Enfin, les restitutions des propriétés polonaises, confisquées durant l'ère soviétique ne sont toujours pas effectives. La loi de privatisation, adoptée en 1997, s'avère, à cet égard, délicate à mettre en oeuvre pour les Polonais de Lituanie.

Les problèmes de bilinguisme comme celui des restitutions ne sont pas sans lien avec l'histoire des deux pays et, notamment, avec la domination qu'a exercée pendant des siècles la Pologne sur son voisin balte. En modérant son effort de reconnaissance de la minorité polonaise, la Lituanie pense préserver son identité recouvrée depuis 1991, mais fragilisée par le défi moderne que représente l'émigration massive (un million de personnes en dix ans) de ses ressortissants à l'étranger. On relèvera par ailleurs que la minorité lituanienne en Pologne souffre également de réels problèmes d'intégration.
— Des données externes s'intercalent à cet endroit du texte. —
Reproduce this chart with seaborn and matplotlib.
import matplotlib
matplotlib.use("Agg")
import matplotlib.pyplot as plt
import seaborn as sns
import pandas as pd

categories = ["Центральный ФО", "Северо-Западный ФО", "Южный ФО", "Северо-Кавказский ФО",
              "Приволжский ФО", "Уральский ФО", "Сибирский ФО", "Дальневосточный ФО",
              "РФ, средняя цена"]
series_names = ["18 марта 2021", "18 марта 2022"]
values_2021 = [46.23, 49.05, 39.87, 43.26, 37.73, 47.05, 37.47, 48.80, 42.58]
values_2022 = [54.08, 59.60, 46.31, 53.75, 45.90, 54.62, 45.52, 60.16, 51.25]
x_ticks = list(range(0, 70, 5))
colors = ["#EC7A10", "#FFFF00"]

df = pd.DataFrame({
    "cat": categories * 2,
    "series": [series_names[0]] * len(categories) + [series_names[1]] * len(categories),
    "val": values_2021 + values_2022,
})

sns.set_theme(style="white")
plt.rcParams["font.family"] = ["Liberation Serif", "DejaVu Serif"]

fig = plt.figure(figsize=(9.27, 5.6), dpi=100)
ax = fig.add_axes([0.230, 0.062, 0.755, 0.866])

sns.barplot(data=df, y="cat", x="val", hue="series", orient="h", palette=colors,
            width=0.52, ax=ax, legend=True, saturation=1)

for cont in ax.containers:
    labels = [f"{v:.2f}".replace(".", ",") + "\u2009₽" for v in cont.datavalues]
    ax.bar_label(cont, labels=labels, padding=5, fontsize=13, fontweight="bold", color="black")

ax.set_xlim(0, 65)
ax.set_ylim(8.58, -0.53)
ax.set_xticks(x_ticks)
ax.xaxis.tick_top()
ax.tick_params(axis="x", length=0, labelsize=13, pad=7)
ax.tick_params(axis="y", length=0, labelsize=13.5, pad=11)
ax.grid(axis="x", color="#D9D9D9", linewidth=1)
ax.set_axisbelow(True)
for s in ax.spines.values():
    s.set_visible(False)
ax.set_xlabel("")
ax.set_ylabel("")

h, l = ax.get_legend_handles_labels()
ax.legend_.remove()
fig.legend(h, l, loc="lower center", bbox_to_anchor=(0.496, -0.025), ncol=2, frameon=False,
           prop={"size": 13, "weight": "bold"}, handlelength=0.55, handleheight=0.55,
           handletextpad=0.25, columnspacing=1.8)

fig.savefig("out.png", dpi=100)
Au-delà de la question de la minorité polonaise, deux dossiers contribuent à une crispation des relations entre les deux pays. La raffinerie de Mazeikiai située sur le territoire lituanien mais qui appartient à une entreprise polonaise pose ainsi problème. La société Orlen qui possède plus de 89 % du capital du complexe pétrolier souhaite, en effet, revendre celle-ci au grand dam de Vilnius qui craint que la société russe Gazprom ne se porte acquéreur.

Varsovie se montre, par ailleurs, réticent au sujet de la participation de la Lituanie au futur groupement tactique de Weimar. Ces unités de combat multinationales, composées d'environ 1 500 hommes, devraient être capables, d'ici 2013, d'être déployées rapidement et loin, si nécessaire, pour assumer des missions de gestion de crise.

Le rapprochement entre la Pologne et la Russie ne plaide pas, à cet égard, en faveur d'une amélioration des relations entre les deux pays. Il y a d'ailleurs lieu de s'interroger sur l'influence russe dans le raidissement de Varsovie quant à la position de la minorité polonaise chez son voisin balte. L'utilisation des querelles identitaires est une antienne de la politique extérieure russe, comme en témoignent les exemples moldave, ukrainien ou géorgien.